The Standard triplet network is trained with multiple different similarity metrics— i.e. Given (blue sneakers, blue heels, red sneaker, similarity_metric=color), the network should embed the blue sneaker closer to blue heels, yet the same network should embed the blue sneaker closer to red sneaker if the similarity_metric=style. Given that the similarity_metric is not available at test time, this becomes a nonsense baseline. I feel the need to explicitly highlight this multiple times in this article.

These four networks are quantitatively evaluated on the Zappos50k shoe dataset. The standard triplet network is better by 25% than random. It probably achieved such accuracy due to a scare number of overlapping triplets i.e. (O1,O2,O3, similarity_metric=i) and (O1,O2,O3, similarity_metric=j) where i not equal j.
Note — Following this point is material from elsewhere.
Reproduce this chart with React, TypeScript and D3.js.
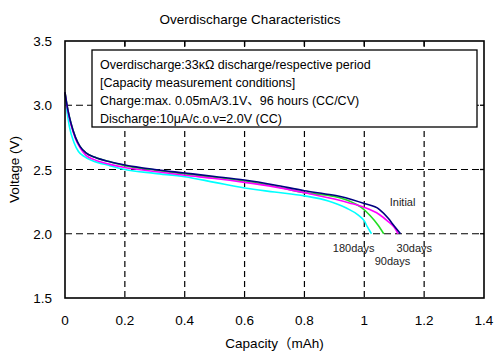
import {useEffect, useRef} from "react";
import * as d3 from "d3";

// capacity (mAh) / voltage (V)
const initialCap = [0, 0.004, 0.01, 0.02, 0.035, 0.05, 0.07, 0.1, 0.15, 0.2, 0.3, 0.4, 0.5, 0.6, 0.7, 0.8, 0.87, 0.92, 0.96, 1.0, 1.05, 1.08, 1.1, 1.121];
const initialV = [3.10, 3.04, 2.96, 2.86, 2.75, 2.68, 2.63, 2.595, 2.56, 2.535, 2.50, 2.473, 2.446, 2.418, 2.38, 2.335, 2.31, 2.29, 2.265, 2.235, 2.19, 2.12, 2.06, 2.0];

const days30Cap = [0, 0.004, 0.01, 0.02, 0.035, 0.05, 0.07, 0.1, 0.15, 0.2, 0.3, 0.4, 0.5, 0.6, 0.7, 0.8, 0.9, 0.95, 1.0, 1.05, 1.08, 1.1, 1.113];
const days30V = [3.10, 3.03, 2.95, 2.85, 2.74, 2.67, 2.61, 2.575, 2.54, 2.515, 2.485, 2.455, 2.43, 2.40, 2.365, 2.32, 2.27, 2.24, 2.205, 2.15, 2.095, 2.05, 2.0];

const days90Cap = [0, 0.004, 0.01, 0.02, 0.035, 0.05, 0.07, 0.1, 0.15, 0.2, 0.3, 0.4, 0.5, 0.6, 0.7, 0.8, 0.9, 0.95, 0.99, 1.02, 1.045, 1.065];
const days90V = [3.10, 3.04, 2.96, 2.86, 2.75, 2.68, 2.63, 2.595, 2.56, 2.53, 2.495, 2.465, 2.44, 2.41, 2.37, 2.32, 2.29, 2.255, 2.205, 2.14, 2.07, 2.0];

const days180Cap = [0, 0.003, 0.008, 0.015, 0.03, 0.045, 0.065, 0.09, 0.15, 0.2, 0.3, 0.4, 0.5, 0.6, 0.7, 0.8, 0.88, 0.94, 0.98, 1.0, 1.01, 1.024];
const days180V = [3.10, 3.02, 2.93, 2.83, 2.71, 2.64, 2.6, 2.57, 2.53, 2.50, 2.47, 2.444, 2.40, 2.356, 2.325, 2.295, 2.255, 2.2, 2.145, 2.1, 2.055, 2.0];

const seriesNames = ["Initial", "30days", "90days", "180days"];
const seriesColors = ["#000080", "#ff00ff", "#22dd22", "#00ffff"];

const xTicks = [0, 0.2, 0.4, 0.6, 0.8, 1, 1.2, 1.4];
const yTicks = [1.5, 2.0, 2.5, 3.0, 3.5];

const noteLines = [
    "Overdischarge:33κΩ discharge/respective period",
    "[Capacity measurement conditions]",
    "Charge:max. 0.05mA/3.1V、96 hours (CC/CV)",
    "Discharge:10μA/c.o.v=2.0V (CC)",
];

const font = "'Liberation Sans', Arial, 'Noto Sans CJK JP', sans-serif";

const App = () => {
    const ref = useRef<SVGSVGElement>(null);

    useEffect(() => {
        const svg = d3.select(ref.current);
        svg.selectAll("*").remove();

        const margin = {top: 41, right: 16, bottom: 62, left: 65};
        const width = 500 - margin.left - margin.right;
        const height = 360 - margin.top - margin.bottom;

        const x = d3.scaleLinear().domain([0, 1.4]).range([0, width]);
        const y = d3.scaleLinear().domain([1.5, 3.5]).range([height, 0]);

        // title
        svg.append("text")
            .attr("x", 250).attr("y", 24)
            .attr("text-anchor", "middle")
            .attr("font-size", 13.5)
            .attr("font-family", font)
            .text("Overdischarge Characteristics");

        const g = svg.append("g").attr("transform", `translate(${margin.left},${margin.top})`);

        // dashed grid
        g.selectAll(".vgrid")
            .data(xTicks.slice(1, -1))
            .join("line")
            .attr("x1", d => x(d)).attr("x2", d => x(d))
            .attr("y1", 0).attr("y2", height)
            .attr("stroke", "#000").attr("stroke-width", 1.2)
            .attr("stroke-dasharray", "6,4");
        g.selectAll(".hgrid")
            .data(yTicks.slice(1, -1))
            .join("line")
            .attr("y1", d => y(d)).attr("y2", d => y(d))
            .attr("x1", 0).attr("x2", width)
            .attr("stroke", "#000").attr("stroke-width", 1.2)
            .attr("stroke-dasharray", "7,4");

        // note box
        g.append("rect")
            .attr("x", 27).attr("y", 9)
            .attr("width", 385).attr("height", 77)
            .attr("fill", "#fff").attr("stroke", "#000").attr("stroke-width", 1.3);
        g.selectAll(".note")
            .data(noteLines)
            .join("text")
            .attr("x", 35)
            .attr("y", (d, i) => 28 + i * 18)
            .attr("font-size", 12.5)
            .attr("font-family", font)
            .text(d => d);

        // curves
        const caps = [initialCap, days30Cap, days90Cap, days180Cap];
        const volts = [initialV, days30V, days90V, days180V];
        const line = d3.line<[number, number]>()
            .x(d => x(d[0]))
            .y(d => y(d[1]))
            .curve(d3.curveMonotoneX);
        // draw oldest first so Initial sits on top
        for (let s = seriesNames.length - 1; s >= 0; s--) {
            const pts = caps[s].map((c, i) => [c, volts[s][i]] as [number, number]);
            g.append("path")
                .datum(pts)
                .attr("fill", "none")
                .attr("stroke", seriesColors[s])
                .attr("stroke-width", 1.6)
                .attr("d", line);
        }

        // series labels (capacity, voltage of text baseline start)
        const labelPos = [[1.085, 2.216], [1.108, 1.858], [1.035, 1.755], [0.895, 1.858]];
        g.selectAll(".lab")
            .data(seriesNames)
            .join("text")
            .attr("x", (d, i) => x(labelPos[i][0]))
            .attr("y", (d, i) => y(labelPos[i][1]))
            .attr("font-size", 11)
            .attr("font-family", font)
            .attr("fill", "#222")
            .text(d => d);

        // frame
        g.append("rect")
            .attr("width", width).attr("height", height)
            .attr("fill", "none").attr("stroke", "#000").attr("stroke-width", 1.6);

        // inward ticks on top / right
        g.selectAll(".tt")
            .data(xTicks.slice(1, -1))
            .join("line")
            .attr("x1", d => x(d)).attr("x2", d => x(d))
            .attr("y1", 0).attr("y2", 5)
            .attr("stroke", "#000").attr("stroke-width", 1.3);
        g.selectAll(".rt")
            .data(yTicks.slice(1, -1))
            .join("line")
            .attr("y1", d => y(d)).attr("y2", d => y(d))
            .attr("x1", width).attr("x2", width - 4)
            .attr("stroke", "#000").attr("stroke-width", 1.3);

        // axis labels
        g.selectAll(".xl")
            .data(xTicks)
            .join("text")
            .attr("x", d => x(d))
            .attr("y", height + 27)
            .attr("text-anchor", "middle")
            .attr("font-size", 13.5)
            .attr("font-family", font)
            .text(d => d3.format("")(d));
        g.selectAll(".yl")
            .data(yTicks)
            .join("text")
            .attr("x", -13)
            .attr("y", d => y(d) + 5)
            .attr("text-anchor", "end")
            .attr("font-size", 13.5)
            .attr("font-family", font)
            .text(d => d3.format(".1f")(d));

        g.append("text")
            .attr("x", width / 2).attr("y", height + 50)
            .attr("text-anchor", "middle")
            .attr("font-size", 13.5)
            .attr("font-family", font)
            .text("Capacity（mAh)");
        g.append("text")
            .attr("transform", `translate(-46,${height / 2}) rotate(-90)`)
            .attr("text-anchor", "middle")
            .attr("font-size", 13.5)
            .attr("font-family", font)
            .text("Voltage (V)");
    }, []);

    return <svg ref={ref} width={500} height={360} style={{position: "absolute", left: 0, top: 0, background: "#fff"}}></svg>;
};

export default App;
The N specialized triplet networks did much better — as expected. Yet, the requirement to train N different networks, without sharing weights, is a repelling consequence. I find it quite interesting that CSN variants beat the N different networks by a small margin. The solution main quality is having a smaller number of trainable parameters. The following figure visualizes the learned masks for the standard triplet network, fixed disjoint mask, and learned joint mask CSN variants.

Visualization of the masks: Left: In standard triplet networks, each dimension is equally taken into account for each triplet. Center: The Conditional Similarity Network allows to focus on a subset of the embedding to answer a triplet question. Here, each mask focuses on one fourth. Right: For learned masks, it is evident that the model learns to switch off different dimensions per question. Further, a small subset is shared across tasks.
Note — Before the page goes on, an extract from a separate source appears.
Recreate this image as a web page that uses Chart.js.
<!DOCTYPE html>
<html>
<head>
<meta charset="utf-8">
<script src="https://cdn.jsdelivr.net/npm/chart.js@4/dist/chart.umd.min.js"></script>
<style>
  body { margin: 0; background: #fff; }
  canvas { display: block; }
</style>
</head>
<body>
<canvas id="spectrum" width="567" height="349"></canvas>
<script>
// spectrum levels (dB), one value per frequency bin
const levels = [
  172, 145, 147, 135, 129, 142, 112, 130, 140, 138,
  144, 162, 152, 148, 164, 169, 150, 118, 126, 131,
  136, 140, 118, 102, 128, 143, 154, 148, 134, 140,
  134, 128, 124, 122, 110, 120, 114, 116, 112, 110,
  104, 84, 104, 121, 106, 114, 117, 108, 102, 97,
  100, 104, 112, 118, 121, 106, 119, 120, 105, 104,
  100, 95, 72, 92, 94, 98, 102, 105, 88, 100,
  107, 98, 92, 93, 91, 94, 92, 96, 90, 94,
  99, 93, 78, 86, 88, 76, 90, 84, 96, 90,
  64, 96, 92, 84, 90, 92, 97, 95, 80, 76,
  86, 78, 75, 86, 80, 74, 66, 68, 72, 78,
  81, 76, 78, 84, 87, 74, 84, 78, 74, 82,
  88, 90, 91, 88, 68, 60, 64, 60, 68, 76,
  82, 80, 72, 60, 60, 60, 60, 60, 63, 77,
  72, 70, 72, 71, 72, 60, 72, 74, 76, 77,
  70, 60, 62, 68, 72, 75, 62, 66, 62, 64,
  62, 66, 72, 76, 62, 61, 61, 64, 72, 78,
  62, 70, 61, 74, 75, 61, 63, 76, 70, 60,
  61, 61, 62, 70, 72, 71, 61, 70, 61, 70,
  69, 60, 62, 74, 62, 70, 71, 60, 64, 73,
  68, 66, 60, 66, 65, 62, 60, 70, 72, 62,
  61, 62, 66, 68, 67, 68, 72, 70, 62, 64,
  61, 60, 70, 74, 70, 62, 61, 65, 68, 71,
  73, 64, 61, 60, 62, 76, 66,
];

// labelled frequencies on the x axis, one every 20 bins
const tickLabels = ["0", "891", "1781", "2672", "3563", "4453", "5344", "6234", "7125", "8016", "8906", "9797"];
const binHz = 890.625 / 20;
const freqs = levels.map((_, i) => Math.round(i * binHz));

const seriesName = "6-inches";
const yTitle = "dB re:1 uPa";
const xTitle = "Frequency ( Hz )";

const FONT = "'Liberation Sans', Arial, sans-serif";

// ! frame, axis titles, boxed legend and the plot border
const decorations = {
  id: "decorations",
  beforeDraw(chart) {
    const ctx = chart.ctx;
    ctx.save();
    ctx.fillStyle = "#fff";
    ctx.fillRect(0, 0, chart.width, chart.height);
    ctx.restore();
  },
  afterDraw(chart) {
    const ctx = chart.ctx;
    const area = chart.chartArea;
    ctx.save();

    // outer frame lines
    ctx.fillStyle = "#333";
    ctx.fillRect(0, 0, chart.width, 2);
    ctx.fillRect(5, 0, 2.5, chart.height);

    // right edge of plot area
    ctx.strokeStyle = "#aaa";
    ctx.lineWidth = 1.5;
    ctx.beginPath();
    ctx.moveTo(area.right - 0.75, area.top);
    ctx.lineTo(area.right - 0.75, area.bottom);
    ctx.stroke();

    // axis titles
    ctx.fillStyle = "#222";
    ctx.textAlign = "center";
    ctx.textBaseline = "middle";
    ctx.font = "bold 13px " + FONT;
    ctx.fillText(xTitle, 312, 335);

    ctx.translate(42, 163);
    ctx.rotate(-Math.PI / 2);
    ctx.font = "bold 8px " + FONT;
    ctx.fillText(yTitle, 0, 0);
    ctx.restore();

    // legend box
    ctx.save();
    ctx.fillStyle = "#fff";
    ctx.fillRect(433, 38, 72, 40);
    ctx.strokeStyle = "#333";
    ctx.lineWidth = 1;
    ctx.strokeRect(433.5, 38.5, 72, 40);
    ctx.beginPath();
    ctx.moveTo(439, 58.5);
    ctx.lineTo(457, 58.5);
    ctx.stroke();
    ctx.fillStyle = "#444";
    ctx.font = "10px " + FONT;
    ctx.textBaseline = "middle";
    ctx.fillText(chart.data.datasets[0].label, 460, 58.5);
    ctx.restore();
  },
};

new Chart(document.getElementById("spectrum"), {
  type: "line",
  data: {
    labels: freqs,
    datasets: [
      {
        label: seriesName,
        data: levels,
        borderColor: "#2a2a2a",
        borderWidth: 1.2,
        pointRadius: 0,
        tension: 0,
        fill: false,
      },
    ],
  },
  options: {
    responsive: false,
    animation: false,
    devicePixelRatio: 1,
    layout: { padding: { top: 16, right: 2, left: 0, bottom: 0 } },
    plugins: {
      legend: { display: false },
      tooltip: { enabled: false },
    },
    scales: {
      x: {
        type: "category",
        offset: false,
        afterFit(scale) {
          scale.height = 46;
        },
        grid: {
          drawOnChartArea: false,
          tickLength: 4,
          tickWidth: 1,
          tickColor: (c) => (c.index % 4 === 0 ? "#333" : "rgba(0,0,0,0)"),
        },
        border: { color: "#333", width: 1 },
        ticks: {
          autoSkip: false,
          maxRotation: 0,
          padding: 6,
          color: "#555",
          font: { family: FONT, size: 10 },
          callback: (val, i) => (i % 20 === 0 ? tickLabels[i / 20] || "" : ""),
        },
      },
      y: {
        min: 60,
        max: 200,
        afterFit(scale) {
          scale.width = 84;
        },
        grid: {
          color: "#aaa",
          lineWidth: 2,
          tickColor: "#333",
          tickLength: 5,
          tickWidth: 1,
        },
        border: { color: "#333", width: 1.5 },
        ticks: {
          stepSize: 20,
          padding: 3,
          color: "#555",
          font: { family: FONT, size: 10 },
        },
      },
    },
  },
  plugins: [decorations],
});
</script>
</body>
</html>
The very sparse learned masks are reported to be “interesting” and confirm that the concepts are low-dimensional. Additional experiment evaluates the models’ robustness with a various number of triplets to highlight the benefits of joint learning. The figure below shows the experiment results. Again, the benefits are marginal; I acknowledge achieving comparable performance with a much smaller number of trainable parameters. Yet, such accuracy margin on a single dataset raises doubts on the better accuracy with joint learning claim.
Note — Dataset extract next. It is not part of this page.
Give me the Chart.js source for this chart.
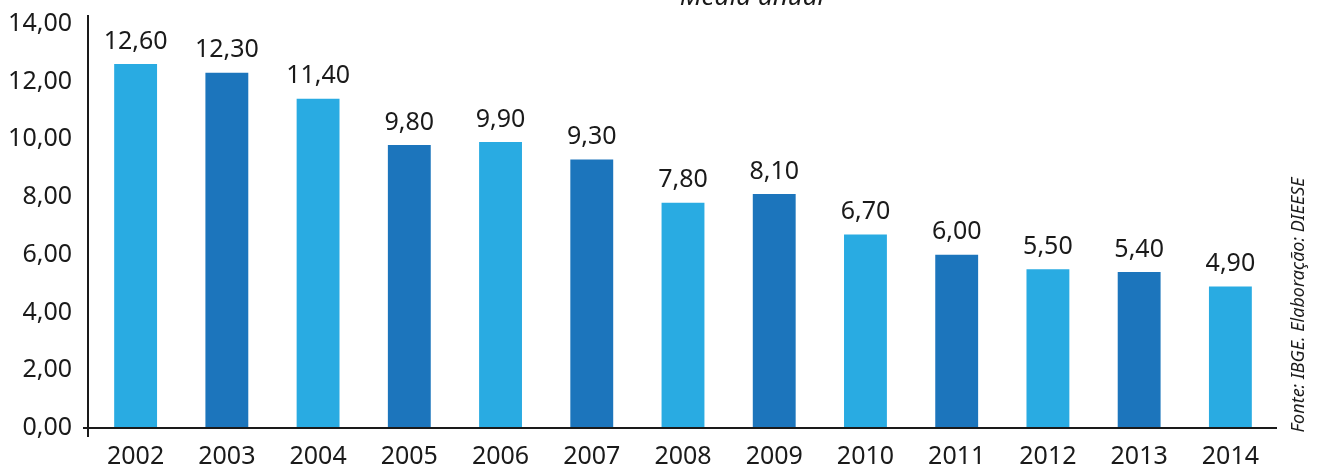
<!DOCTYPE html>
<html>
<head>
<meta charset="utf-8">
<script src="https://cdn.jsdelivr.net/npm/chart.js@4.4.1/dist/chart.umd.min.js"></script>
<style>
  html, body { margin: 0; padding: 0; background: #fff; }
  #wrap { width: 1319px; height: 467px; }
</style>
</head>
<body>
<div id="wrap"><canvas id="chart" width="1319" height="467"></canvas></div>
<script>
// taxa média anual
const years = ["2002", "2003", "2004", "2005", "2006", "2007", "2008", "2009", "2010", "2011", "2012", "2013", "2014"];
const values = [12.6, 12.3, 11.4, 9.8, 9.9, 9.3, 7.8, 8.1, 6.7, 6.0, 5.5, 5.4, 4.9];
const yTicks = [0, 2, 4, 6, 8, 10, 12, 14];
const title = "Média anual";
const source = "Fonte: IBGE. Elaboração: DIEESE";

const LIGHT = "#29abe2";
const DARK = "#1c75bc";
const TEXT = "#1a1a1a";
const FONT = "'Noto Sans', sans-serif";

const fmt = (v) => v.toFixed(2).replace(".", ",");

// rótulos, eixos e textos extras
const extras = {
  id: "extras",
  afterDatasetsDraw(chart) {
    const { ctx, chartArea } = chart;
    const meta = chart.getDatasetMeta(0);
    ctx.save();
    ctx.fillStyle = TEXT;
    ctx.font = "25px " + FONT;
    ctx.textAlign = "center";
    ctx.textBaseline = "bottom";
    meta.data.forEach((bar, i) => {
      ctx.fillText(fmt(values[i]), bar.x, bar.y - 10);
    });

    // eixos
    const yZero = chart.scales.y.getPixelForValue(0);
    const axisX = chartArea.left - 2;
    ctx.strokeStyle = "#1a1a1a";
    ctx.lineWidth = 2;
    ctx.beginPath();
    ctx.moveTo(axisX, chartArea.top);
    ctx.lineTo(axisX, yZero + 9);
    ctx.moveTo(axisX - 5, yZero);
    ctx.lineTo(chartArea.right + 1, yZero);
    ctx.stroke();

    // título cortado no topo
    ctx.font = "italic 26px " + FONT;
    ctx.textBaseline = "alphabetic";
    ctx.fillText(title, 752, 5);

    // fonte na lateral
    ctx.translate(1299, 305);
    ctx.rotate(-Math.PI / 2);
    ctx.font = "italic 18px " + FONT;
    ctx.textBaseline = "middle";
    ctx.fillText(source, 0, 0);
    ctx.restore();
  },
};

new Chart(document.getElementById("chart").getContext("2d"), {
  type: "bar",
  data: {
    labels: years,
    datasets: [
      {
        data: values,
        backgroundColor: years.map((_, i) => (i % 2 === 0 ? LIGHT : DARK)),
        barPercentage: 0.47,
        categoryPercentage: 1,
      },
    ],
  },
  options: {
    responsive: false,
    animation: false,
    layout: { padding: { top: 15, right: 43, left: 0, bottom: 0 } },
    plugins: {
      legend: { display: false },
      tooltip: { enabled: false },
    },
    scales: {
      x: {
        grid: { display: false },
        border: { display: false },
        ticks: {
          color: TEXT,
          font: { family: FONT, size: 25 },
          padding: 6,
          maxRotation: 0,
        },
        afterFit: (scale) => {
          scale.height = 39;
        },
      },
      y: {
        min: 0,
        max: 14.3,
        grid: { display: false, drawTicks: true, tickLength: 18 },
        border: { display: false },
        afterBuildTicks: (scale) => {
          scale.ticks = yTicks.map((v) => ({ value: v }));
        },
        ticks: {
          color: TEXT,
          font: { family: FONT, size: 25, lineHeight: 1 },
          padding: 0,
          callback: (v) => fmt(v),
        },
        afterFit: (scale) => {
          scale.width = 90;
        },
      },
    },
  },
  plugins: [extras],
});
</script>
</body>
</html>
Triplet prediction performance with respect to the number of unique training triplets available. CSNs with fixed masks consistently outperform the set of specialized triplet networks. CSNs with learned masks generally require more triplets, since they need to learn the embedding as well as the masks. However, when enough triplets are available, they provide the best performance.

My Comments:

  • While I doubt a couple of findings reported in this paper, it is very well written. I recommend reading it.
  • The quantitative results highlight CSN-with learnable masks superiority against the N-specialized triplet networks. Yet, factors like (1)the small margin, (2) reported on a single dataset and (3) early stopping training procedure where the snapshot achieving the highest validation performance is used on the test set, raises my doubts regarding the better accuracy claim.
  • The standard triplet network baseline is nonsense. The N-specialized networks ought to be the baseline. Given the small margin between the N-specialized networks and both CSN variants, I would have trained the N-specialized networks with masks as well. The extra learnable mask weights can explain such a performance gap. Contrary, the fixed disjoint masks could encourage a more focused embedding, in the 1/n part, and thus reduces overfitting chances. These contradicting factors, more learnable weights vs more focused embedding via fixed disjoint mask, are interesting to evaluate. At least it would provide some insights on why the fixed disjoint masks report better in general and especially when training with a smaller number of triplets. To my knowledge, such an explanation is omitted in the paper.
  • The author “interesting” finding regarding the spare mask is surprising to me because their loss function includes an L1 regularizer to encourage sparse mask. Given the fact the L1 are sparse aggressive regularizer, the learned sparse mask is more expected than interesting.
  • The authors deserve a big round of applause for publishing their implementation online. I plan to use it for some of my experiment.